- The paper presents the EUVS benchmark to evaluate NVS methods for extrapolated urban viewpoints in autonomous driving scenarios.
- It categorizes challenges into translation-only, rotation-only, and combined cases, revealing significant performance drops in metrics like PSNR, SSIM, and LPIPS.
- The findings advocate integrating diffusion models, planar optimizations, and depth priors to enhance generalization and robustness in novel view synthesis.
The paper "Extrapolated Urban View Synthesis Benchmark" presents a new benchmark designed to evaluate Novel View Synthesis (NVS) methods in urban environments, with a particular focus on extrapolated viewpoints. NVS is crucial for the development of vision-centric autonomous vehicles (AVs), providing the ability to generate unseen perspectives that are essential for simulating dynamic and realistic driving environments. Historically, NVS methodology has predominantly concentrated on interpolated setups, where testing views are closely aligned with the training views. This paper identifies the gap in handling extrapolated view synthesis, a scenario where the test viewpoints significantly deviate from training data, posing a challenge for the generalizability of NVS methods and subsequently developing autonomous driving technologies.
Benchmark Overview
The paper introduces the Extrapolated Urban View Synthesis (EUVS) benchmark, which is based on publicly available datasets such as NuPlan, MARS, and Argoverse 2. The datasets include multiple traversals, multiple agents, and multiple camera setups to ensure a comprehensive assessment of NVS techniques. The benchmark distinguishes itself by focusing on extrapolated scenarios, systematically categorized into three difficulty levels: translation-only, rotation-only, and translation + rotation. Each level represents varying complexities and aligns with real-world autonomous driving challenges like lane changes, directional shifts, and complex intersections.
Key Findings
Through rigorous qualitative and quantitative analysis, this research reveals that state-of-the-art methods, including 3D Gaussian Splatting and its variants, experience significant performance degradation when transitioning from interpolated to extrapolated test scenarios. The experimental results underscore that current NVS approaches often overfit to training views and struggle with unseen viewpoints, with notable decreases in performance metrics like PSNR, SSIM, and LPIPS. This performance discrepancy highlights the limitations in current NVS technologies and the need for methods that can robustly handle wide ranges of view shifts observed in realistic urban driving scenes.
Implications and Future Directions
The introduction of the EUVS benchmark represents a significant advancement in evaluating and improving novel view synthesis methods within the AV domain. By focusing on extrapolation, the benchmark challenges existing algorithms and paves the way for innovations that enhance the adaptability and robustness required for real-world applications.
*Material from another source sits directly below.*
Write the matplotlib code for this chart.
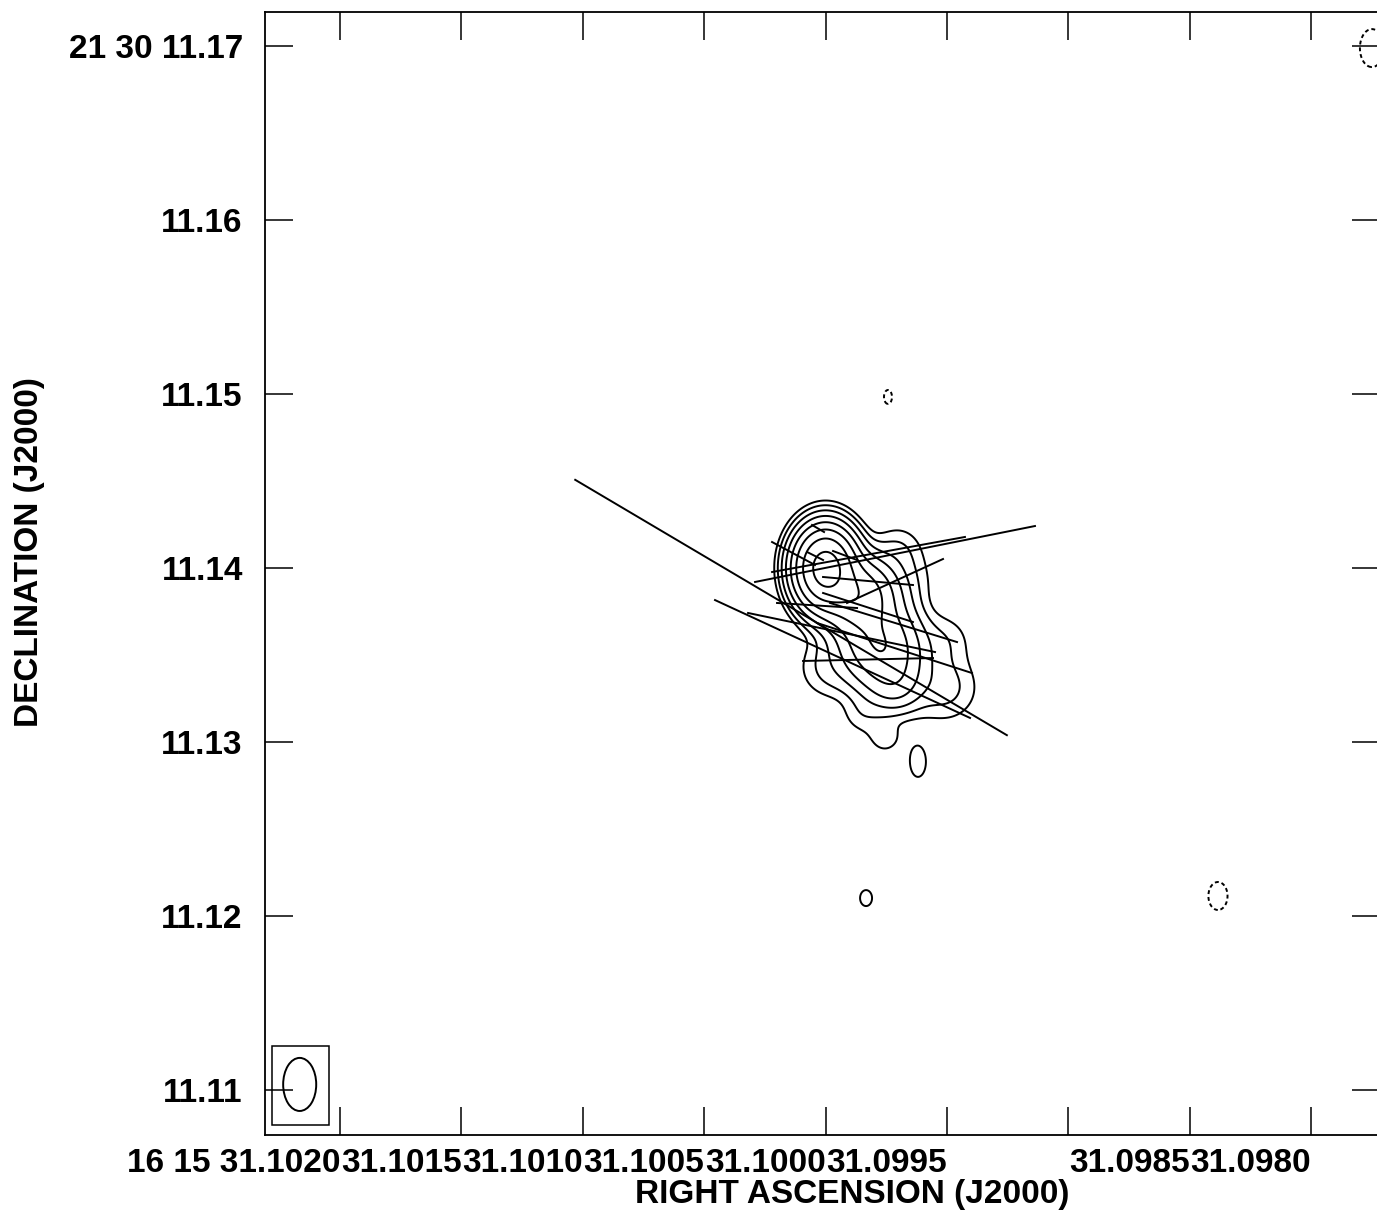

The paper suggests the potential benefits of integrating diffusion models, planar-based optimizations, and incorporating depth priors to address the gaps identified. Furthermore, the findings encourage future research to continue exploring hybrid representations and more comprehensive datasets to bolster the generalization capabilities of NVS systems.
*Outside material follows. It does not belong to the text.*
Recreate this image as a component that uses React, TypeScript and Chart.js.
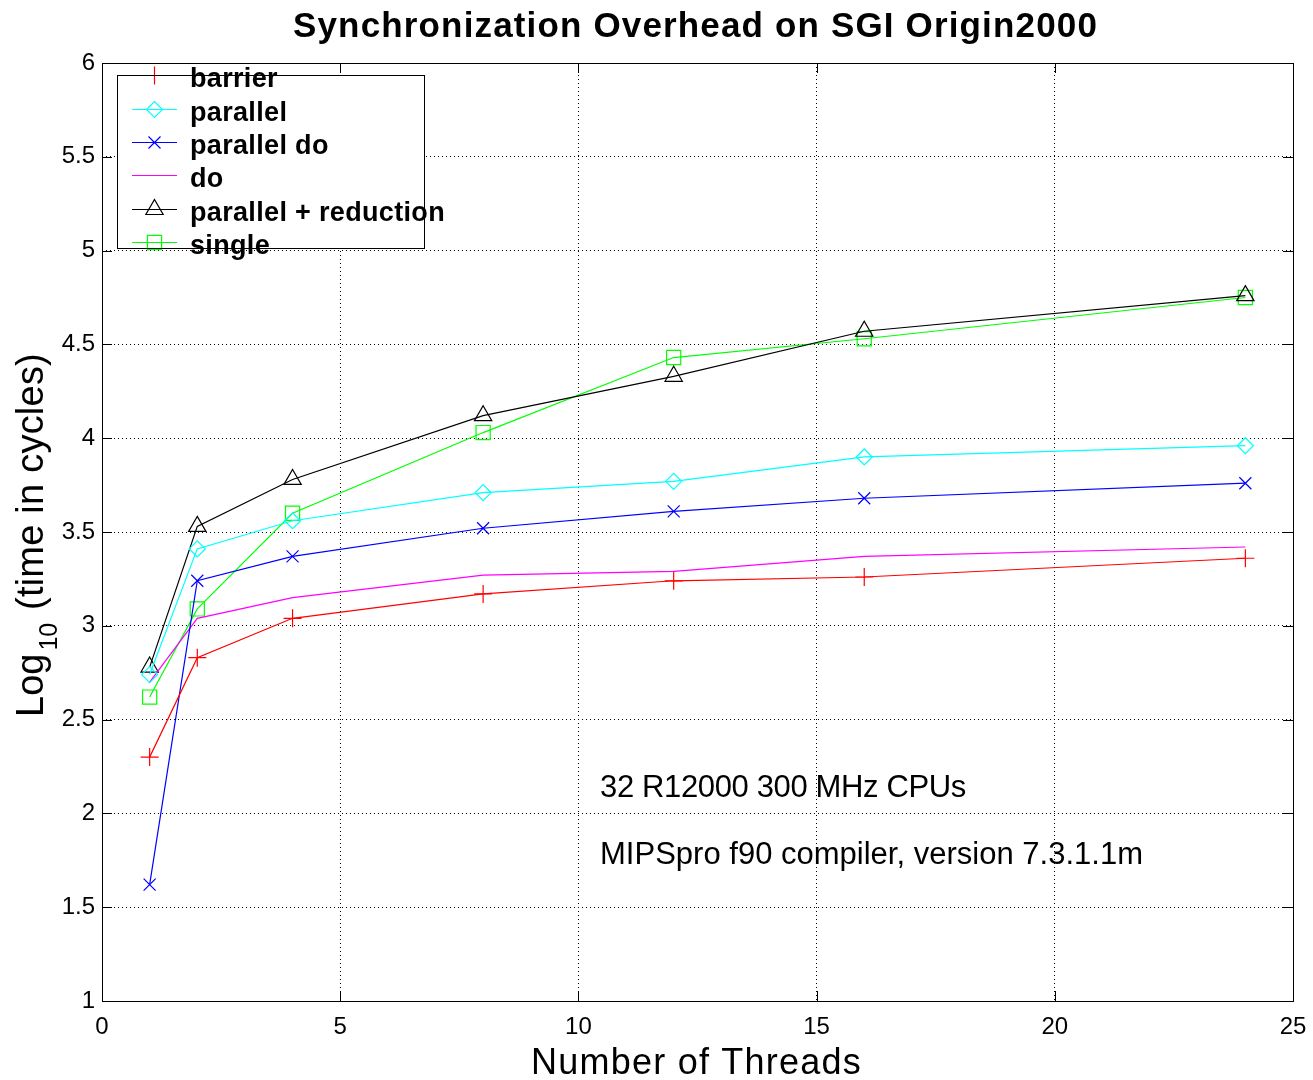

Through the creation of this benchmark, the paper not only sets a new standard for NVS evaluation but also invites researchers to contribute to an evolving dataset that aims to refine view synthesis methodologies comprehensively. This will potentially catalyze significant advancements in the development of autonomous systems and photorealistic simulators, ultimately contributing to safer and more reliable autonomous driving technologies.